Practice what you preach

Alright, so, you know how I have a consulting firm? Through which I work with a variety of clients on their digital needs? Like (re)design a website, creating a newsletter, posting things on Instagram, things like that? And how I always try to advise consistency, clarity and agility? Well, until this week, my consulting firm’s website was pretty much anything but what I preached…
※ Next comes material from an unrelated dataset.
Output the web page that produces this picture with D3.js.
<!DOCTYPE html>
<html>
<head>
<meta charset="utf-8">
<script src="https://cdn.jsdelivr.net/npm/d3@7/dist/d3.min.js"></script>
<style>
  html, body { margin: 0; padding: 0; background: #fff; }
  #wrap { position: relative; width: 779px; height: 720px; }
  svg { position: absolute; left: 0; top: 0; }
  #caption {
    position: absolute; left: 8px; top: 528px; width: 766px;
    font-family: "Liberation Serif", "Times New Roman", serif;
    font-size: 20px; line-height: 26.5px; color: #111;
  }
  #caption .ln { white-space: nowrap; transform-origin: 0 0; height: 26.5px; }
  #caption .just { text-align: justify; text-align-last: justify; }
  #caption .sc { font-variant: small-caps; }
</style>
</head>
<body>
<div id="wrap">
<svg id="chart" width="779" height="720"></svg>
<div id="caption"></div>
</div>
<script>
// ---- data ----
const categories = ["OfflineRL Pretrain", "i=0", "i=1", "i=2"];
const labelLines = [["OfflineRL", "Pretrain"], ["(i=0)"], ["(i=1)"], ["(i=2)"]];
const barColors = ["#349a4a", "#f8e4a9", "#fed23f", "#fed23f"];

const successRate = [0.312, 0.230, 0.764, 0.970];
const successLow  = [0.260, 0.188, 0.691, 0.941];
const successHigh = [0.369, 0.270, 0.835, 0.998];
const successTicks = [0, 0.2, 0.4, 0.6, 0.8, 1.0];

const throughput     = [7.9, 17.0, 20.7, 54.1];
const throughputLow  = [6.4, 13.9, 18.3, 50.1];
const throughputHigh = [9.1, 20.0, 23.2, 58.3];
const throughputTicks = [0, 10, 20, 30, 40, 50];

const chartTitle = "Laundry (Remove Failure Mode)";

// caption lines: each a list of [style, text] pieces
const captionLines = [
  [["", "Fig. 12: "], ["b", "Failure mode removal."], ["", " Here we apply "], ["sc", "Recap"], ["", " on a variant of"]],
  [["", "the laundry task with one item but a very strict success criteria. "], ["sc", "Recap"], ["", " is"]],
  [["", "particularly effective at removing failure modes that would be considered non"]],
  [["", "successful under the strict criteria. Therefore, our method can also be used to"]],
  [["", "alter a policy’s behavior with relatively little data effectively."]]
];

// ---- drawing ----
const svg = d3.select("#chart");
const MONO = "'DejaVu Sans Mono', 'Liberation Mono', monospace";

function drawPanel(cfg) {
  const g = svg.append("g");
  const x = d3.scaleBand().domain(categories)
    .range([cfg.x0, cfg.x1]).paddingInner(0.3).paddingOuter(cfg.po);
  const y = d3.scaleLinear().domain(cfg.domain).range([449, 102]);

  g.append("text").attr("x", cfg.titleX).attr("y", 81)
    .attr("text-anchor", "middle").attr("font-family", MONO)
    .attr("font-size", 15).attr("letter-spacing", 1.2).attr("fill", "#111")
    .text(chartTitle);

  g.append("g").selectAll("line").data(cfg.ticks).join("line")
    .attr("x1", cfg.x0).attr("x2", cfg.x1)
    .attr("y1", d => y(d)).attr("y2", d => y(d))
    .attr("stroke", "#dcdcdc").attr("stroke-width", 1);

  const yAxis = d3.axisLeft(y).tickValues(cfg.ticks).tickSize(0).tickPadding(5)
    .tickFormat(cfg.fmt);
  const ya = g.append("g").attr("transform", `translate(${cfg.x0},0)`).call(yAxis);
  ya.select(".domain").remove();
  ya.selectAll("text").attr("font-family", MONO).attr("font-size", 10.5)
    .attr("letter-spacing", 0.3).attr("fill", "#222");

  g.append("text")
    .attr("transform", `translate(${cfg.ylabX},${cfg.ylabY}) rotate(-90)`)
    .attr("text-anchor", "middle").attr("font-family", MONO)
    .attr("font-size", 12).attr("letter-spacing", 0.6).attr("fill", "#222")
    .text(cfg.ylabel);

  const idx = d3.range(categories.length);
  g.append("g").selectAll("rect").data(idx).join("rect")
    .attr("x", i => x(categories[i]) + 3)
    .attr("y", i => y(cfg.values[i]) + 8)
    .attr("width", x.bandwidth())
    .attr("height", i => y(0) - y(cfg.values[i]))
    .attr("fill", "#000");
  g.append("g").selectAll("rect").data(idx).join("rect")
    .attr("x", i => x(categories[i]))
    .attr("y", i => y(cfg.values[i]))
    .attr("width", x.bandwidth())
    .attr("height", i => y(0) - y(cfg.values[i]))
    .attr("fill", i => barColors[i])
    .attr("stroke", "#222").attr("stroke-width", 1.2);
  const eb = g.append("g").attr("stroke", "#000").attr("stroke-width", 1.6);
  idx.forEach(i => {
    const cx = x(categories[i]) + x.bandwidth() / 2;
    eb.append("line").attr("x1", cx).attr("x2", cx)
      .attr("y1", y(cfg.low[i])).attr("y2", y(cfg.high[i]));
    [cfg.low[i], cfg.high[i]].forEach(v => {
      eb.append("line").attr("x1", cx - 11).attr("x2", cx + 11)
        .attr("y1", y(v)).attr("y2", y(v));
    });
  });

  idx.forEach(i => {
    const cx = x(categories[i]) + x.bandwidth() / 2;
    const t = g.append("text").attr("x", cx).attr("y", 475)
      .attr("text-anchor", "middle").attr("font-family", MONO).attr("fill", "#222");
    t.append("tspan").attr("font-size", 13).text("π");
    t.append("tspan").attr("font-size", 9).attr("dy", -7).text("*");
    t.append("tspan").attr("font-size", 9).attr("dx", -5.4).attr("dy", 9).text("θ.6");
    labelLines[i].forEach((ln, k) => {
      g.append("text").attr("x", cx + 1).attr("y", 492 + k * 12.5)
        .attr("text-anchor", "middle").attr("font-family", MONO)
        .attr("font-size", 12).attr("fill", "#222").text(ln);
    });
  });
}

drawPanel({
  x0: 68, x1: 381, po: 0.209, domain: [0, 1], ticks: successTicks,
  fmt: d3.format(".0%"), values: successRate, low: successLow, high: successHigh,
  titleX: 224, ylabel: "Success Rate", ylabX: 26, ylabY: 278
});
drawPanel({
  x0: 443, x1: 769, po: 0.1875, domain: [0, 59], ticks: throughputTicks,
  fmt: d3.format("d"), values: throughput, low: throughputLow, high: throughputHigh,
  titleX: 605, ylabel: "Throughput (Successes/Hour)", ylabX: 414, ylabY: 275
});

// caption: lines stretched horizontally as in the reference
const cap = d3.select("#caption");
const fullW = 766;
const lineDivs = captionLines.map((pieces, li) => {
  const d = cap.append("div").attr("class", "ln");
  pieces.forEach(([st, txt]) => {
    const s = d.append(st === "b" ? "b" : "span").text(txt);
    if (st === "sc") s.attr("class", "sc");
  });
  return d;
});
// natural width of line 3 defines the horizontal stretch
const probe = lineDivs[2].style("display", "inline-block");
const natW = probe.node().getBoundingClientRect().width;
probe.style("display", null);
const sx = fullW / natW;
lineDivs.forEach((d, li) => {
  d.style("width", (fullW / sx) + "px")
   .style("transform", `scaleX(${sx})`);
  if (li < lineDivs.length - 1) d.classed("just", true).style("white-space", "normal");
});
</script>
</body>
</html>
In French, the saying goes — Les cordonniers sont les plus mal chaussés. Literally, shoemakers are the worst shod. Interestingly, the English equivalent goes — The shoemaker's children always go barefoot, implying that the shoemaker himself does have proper shoes and is therefore incredibly selfish in his priorities. The point is this: my website (I would argue) is the typical case of the expert not following his own advice. Although I love helping clients find the best way to present themselves, their product and/or their services, I somehow find it annoying when it comes to my petty little self. Or rather my products and/or services. And so, right until this week, my website was little more than an online business card, with a few lines that would fit on a LinkedIn profile, a couple of logos for companies I work with… and that’s about it.

I long knew that this was just not good enough, but always had a good reason not do anything about it: we had to move, my wife was expecting, I wanted to get ice cream… However, there are limits, even to my laziness: if my wife managed to deliver a baby, surely I could apply myself the advice I give others and come up with a decent website. And so I started working on overall structure and the key services I wanted to showcase, on company and project presentation, on design — always the most fun part… And, a couple of days ago, the work was pretty much done.
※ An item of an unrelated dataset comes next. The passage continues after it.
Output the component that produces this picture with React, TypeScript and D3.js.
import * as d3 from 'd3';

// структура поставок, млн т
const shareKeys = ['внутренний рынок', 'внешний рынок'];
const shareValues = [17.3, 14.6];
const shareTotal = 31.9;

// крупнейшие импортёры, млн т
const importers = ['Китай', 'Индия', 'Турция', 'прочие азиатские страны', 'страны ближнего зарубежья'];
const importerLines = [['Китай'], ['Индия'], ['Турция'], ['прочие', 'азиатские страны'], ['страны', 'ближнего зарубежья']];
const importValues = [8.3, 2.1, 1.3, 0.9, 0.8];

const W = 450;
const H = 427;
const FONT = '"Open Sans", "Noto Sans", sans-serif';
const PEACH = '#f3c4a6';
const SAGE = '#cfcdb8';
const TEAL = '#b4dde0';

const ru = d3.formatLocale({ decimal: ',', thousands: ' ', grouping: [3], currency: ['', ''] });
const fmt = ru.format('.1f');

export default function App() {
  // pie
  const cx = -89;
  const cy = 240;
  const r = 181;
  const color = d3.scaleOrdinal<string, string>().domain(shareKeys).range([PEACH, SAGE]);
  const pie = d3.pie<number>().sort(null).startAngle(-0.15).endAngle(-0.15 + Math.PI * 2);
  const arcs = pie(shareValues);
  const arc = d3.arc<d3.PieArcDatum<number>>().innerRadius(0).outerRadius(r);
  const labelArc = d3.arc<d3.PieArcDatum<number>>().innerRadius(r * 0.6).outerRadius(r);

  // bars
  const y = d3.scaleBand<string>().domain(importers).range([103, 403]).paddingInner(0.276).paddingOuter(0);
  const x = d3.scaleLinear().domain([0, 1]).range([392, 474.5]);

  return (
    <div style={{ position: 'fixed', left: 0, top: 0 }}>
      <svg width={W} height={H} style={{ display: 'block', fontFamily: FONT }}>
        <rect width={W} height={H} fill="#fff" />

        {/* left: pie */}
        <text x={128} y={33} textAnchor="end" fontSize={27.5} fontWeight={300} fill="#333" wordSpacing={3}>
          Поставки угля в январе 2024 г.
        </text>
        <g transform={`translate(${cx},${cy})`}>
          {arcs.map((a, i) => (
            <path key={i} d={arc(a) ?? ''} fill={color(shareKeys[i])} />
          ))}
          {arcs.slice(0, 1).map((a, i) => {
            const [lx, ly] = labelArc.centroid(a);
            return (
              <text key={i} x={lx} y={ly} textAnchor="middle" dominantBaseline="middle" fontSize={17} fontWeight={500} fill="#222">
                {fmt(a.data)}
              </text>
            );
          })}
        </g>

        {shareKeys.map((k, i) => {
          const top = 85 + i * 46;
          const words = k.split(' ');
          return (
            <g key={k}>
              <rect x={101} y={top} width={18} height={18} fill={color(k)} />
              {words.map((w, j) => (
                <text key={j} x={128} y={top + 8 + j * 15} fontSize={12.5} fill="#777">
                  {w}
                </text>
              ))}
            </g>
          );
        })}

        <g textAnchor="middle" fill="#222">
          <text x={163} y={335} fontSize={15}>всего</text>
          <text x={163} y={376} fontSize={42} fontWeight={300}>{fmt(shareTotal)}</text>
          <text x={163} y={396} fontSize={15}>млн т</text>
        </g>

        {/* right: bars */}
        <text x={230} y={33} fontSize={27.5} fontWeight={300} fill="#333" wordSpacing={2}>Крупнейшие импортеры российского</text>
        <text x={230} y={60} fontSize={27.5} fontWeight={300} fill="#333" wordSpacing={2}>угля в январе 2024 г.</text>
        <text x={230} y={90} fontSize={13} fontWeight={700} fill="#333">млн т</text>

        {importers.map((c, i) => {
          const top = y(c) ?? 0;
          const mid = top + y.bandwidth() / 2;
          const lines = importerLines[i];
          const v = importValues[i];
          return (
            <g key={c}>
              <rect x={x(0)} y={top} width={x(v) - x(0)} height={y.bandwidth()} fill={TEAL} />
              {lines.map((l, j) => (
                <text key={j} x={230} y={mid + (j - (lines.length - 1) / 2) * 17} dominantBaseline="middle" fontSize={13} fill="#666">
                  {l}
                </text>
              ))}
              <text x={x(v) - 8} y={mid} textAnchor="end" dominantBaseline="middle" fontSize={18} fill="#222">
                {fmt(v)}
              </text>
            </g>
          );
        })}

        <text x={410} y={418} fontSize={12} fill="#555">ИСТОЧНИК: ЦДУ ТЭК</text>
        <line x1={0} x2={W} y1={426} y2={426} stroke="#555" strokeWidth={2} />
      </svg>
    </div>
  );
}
Except I forgot about the homepage. You know, that annoying — but key — part of a website. The one most people don’t actually scroll past. Unless it’s brilliantly designed and makes you want to read further. Well, I’d completely forgotten about that. I quickly worked out the way I thought made most sense to highlight key elements from the rest of the website — as one does, or rather should. Friday, I was done, the page was all cleaned up. I double checked on my phone — mobile first, except when you’re actually designing the website: the main layout at the top of the homepage automatically shrunk to a fraction of the page’s height. Not what I had in mind.

Yesterday, I spent a couple of hours (more than I care to admit, really) trying to fix that. The problem was this: I was working on Squarespace, the platform I do most of my personal projects on (including this wonderful blog, you guys!), more specifically on version 7.0, i.e. not the latest because I opened my account a while back (I’m faithful, you guys!). Unlike the newer version 7.1 where you can basically do what you want, 7.0 features templates that are quite specific to a particular use. And my website was based on a blogging template (incidentally, the same as this website, because, once again, I’m lazy when it comes to personal projects). And that blogging template didn’t come with full page banners on non-blog pages. Such as my homepage.

The most logical thing would have been to switch templates and spend a couple of hours adapting existing content pages: I would have had a clean banner, on a template that was actually designed for businesses. Obviously, I didn’t do that: I chose instead to tweak the template’s CSS to effectively cheat my way into having a banner on a blogging template.

I succeeded. After my brother helped.